INFORMATION PROVIDED -
========

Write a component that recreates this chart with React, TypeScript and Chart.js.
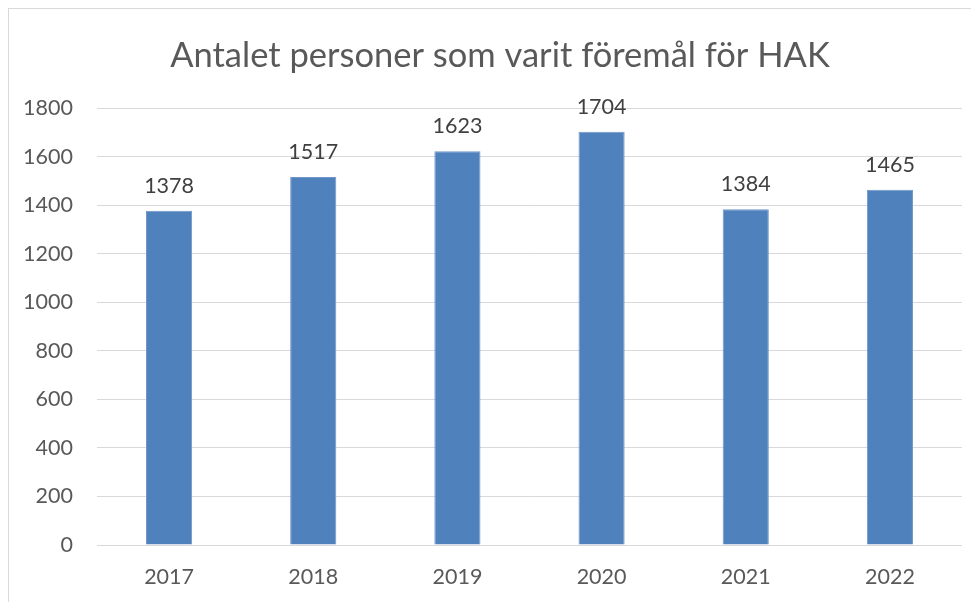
import React, { useEffect, useRef } from "react";
import { Chart, registerables } from "chart.js";

Chart.register(...registerables);

const TITLE = "Antalet personer som varit föremål för HAK";
const years = ["2017", "2018", "2019", "2020", "2021", "2022"];
const persons = [1378, 1517, 1623, 1704, 1384, 1465];

const FONT = "Lato, 'Noto Sans', sans-serif";
const TICK_SIZE = 21.5;

const valueLabels = {
  id: "valueLabels",
  afterDatasetsDraw(chart: any) {
    const ctx = chart.ctx;
    const meta = chart.getDatasetMeta(0);
    const data = chart.data.datasets[0].data as number[];
    ctx.save();
    ctx.font = `${TICK_SIZE}px ${FONT}`;
    ctx.fillStyle = "#404040";
    ctx.textAlign = "center";
    ctx.textBaseline = "middle";
    meta.data.forEach((bar: any, i: number) => {
      ctx.fillText(String(data[i]), bar.x, bar.y - 25);
    });
    ctx.restore();
  },
};

// The original chart is wider than the visible crop; its title is centred on that wider box.
const titleShift = {
  id: "titleShift",
  afterLayout(chart: any) {
    if (chart.titleBlock) {
      chart.titleBlock.right += 29;
    }
  },
};

export default function App() {
  const ref = useRef<HTMLCanvasElement>(null);
  useEffect(() => {
    if (!ref.current) return;
    const chart = new Chart(ref.current, {
      type: "bar",
      data: {
        labels: years,
        datasets: [
          {
            data: persons,
            backgroundColor: "#4F81BD",
            borderColor: "#6E96C8",
            borderWidth: 1,
            categoryPercentage: 1,
            barPercentage: 0.32,
          },
        ],
      },
      options: {
        responsive: false,
        animation: false,
        devicePixelRatio: 1,
        layout: { padding: { left: 0, right: 17, top: 0, bottom: 0 } },
        plugins: {
          legend: { display: false },
          tooltip: { enabled: false },
          title: {
            display: true,
            text: TITLE,
            color: "#595959",
            font: { family: FONT, size: 34.5, weight: "normal", lineHeight: 1.2 },
            padding: { top: 26, bottom: 32 },
          },
        },
        scales: {
          x: {
            grid: { display: false, drawTicks: false },
            border: { display: false },
            ticks: {
              color: "#595959",
              font: { family: FONT, size: TICK_SIZE, lineHeight: 1.2 },
              padding: 19,
              maxRotation: 0,
            },
            afterFit(scale: any) {
              scale.height = 57;
            },
          },
          y: {
            min: 0,
            max: 1800,
            ticks: {
              stepSize: 200,
              color: "#595959",
              font: { family: FONT, size: TICK_SIZE, lineHeight: 1.2 },
              padding: 24,
              callback: (v: any) => String(v),
            },
            grid: { color: "#D9D9D9", lineWidth: 1, drawTicks: false },
            border: { display: false },
            afterFit(scale: any) {
              scale.width = 88;
            },
          },
        },
      },
      plugins: [valueLabels, titleShift],
    });
    return () => chart.destroy();
  }, []);
  return (
    <div
      style={{
        border: "1px solid #D9D9D9",
        width: 980,
        height: 600,
        boxSizing: "border-box",
        background: "#fff",
      }}
    >
      <canvas ref={ref} width={970} height={593} style={{ display: "block" }} />
    </div>
  );
}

========

DIRECTIONS FOR THIS TASK - Go through the listing above and write it all out exactly, leaving out any picture.

FULL SOLUTION -
Write a component that recreates this chart with React, TypeScript and Chart.js.
import React, { useEffect, useRef } from "react";
import { Chart, registerables } from "chart.js";

Chart.register(...registerables);

const TITLE = "Antalet personer som varit föremål för HAK";
const years = ["2017", "2018", "2019", "2020", "2021", "2022"];
const persons = [1378, 1517, 1623, 1704, 1384, 1465];

const FONT = "Lato, 'Noto Sans', sans-serif";
const TICK_SIZE = 21.5;

const valueLabels = {
  id: "valueLabels",
  afterDatasetsDraw(chart: any) {
    const ctx = chart.ctx;
    const meta = chart.getDatasetMeta(0);
    const data = chart.data.datasets[0].data as number[];
    ctx.save();
    ctx.font = `${TICK_SIZE}px ${FONT}`;
    ctx.fillStyle = "#404040";
    ctx.textAlign = "center";
    ctx.textBaseline = "middle";
    meta.data.forEach((bar: any, i: number) => {
      ctx.fillText(String(data[i]), bar.x, bar.y - 25);
    });
    ctx.restore();
  },
};

// The original chart is wider than the visible crop; its title is centred on that wider box.
const titleShift = {
  id: "titleShift",
  afterLayout(chart: any) {
    if (chart.titleBlock) {
      chart.titleBlock.right += 29;
    }
  },
};

export default function App() {
  const ref = useRef<HTMLCanvasElement>(null);
  useEffect(() => {
    if (!ref.current) return;
    const chart = new Chart(ref.current, {
      type: "bar",
      data: {
        labels: years,
        datasets: [
          {
            data: persons,
            backgroundColor: "#4F81BD",
            borderColor: "#6E96C8",
            borderWidth: 1,
            categoryPercentage: 1,
            barPercentage: 0.32,
          },
        ],
      },
      options: {
        responsive: false,
        animation: false,
        devicePixelRatio: 1,
        layout: { padding: { left: 0, right: 17, top: 0, bottom: 0 } },
        plugins: {
          legend: { display: false },
          tooltip: { enabled: false },
          title: {
            display: true,
            text: TITLE,
            color: "#595959",
            font: { family: FONT, size: 34.5, weight: "normal", lineHeight: 1.2 },
            padding: { top: 26, bottom: 32 },
          },
        },
        scales: {
          x: {
            grid: { display: false, drawTicks: false },
            border: { display: false },
            ticks: {
              color: "#595959",
              font: { family: FONT, size: TICK_SIZE, lineHeight: 1.2 },
              padding: 19,
              maxRotation: 0,
            },
            afterFit(scale: any) {
              scale.height = 57;
            },
          },
          y: {
            min: 0,
            max: 1800,
            ticks: {
              stepSize: 200,
              color: "#595959",
              font: { family: FONT, size: TICK_SIZE, lineHeight: 1.2 },
              padding: 24,
              callback: (v: any) => String(v),
            },
            grid: { color: "#D9D9D9", lineWidth: 1, drawTicks: false },
            border: { display: false },
            afterFit(scale: any) {
              scale.width = 88;
            },
          },
        },
      },
      plugins: [valueLabels, titleShift],
    });
    return () => chart.destroy();
  }, []);
  return (
    <div
      style={{
        border: "1px solid #D9D9D9",
        width: 980,
        height: 600,
        boxSizing: "border-box",
        background: "#fff",
      }}
    >
      <canvas ref={ref} width={970} height={593} style={{ display: "block" }} />
    </div>
  );
}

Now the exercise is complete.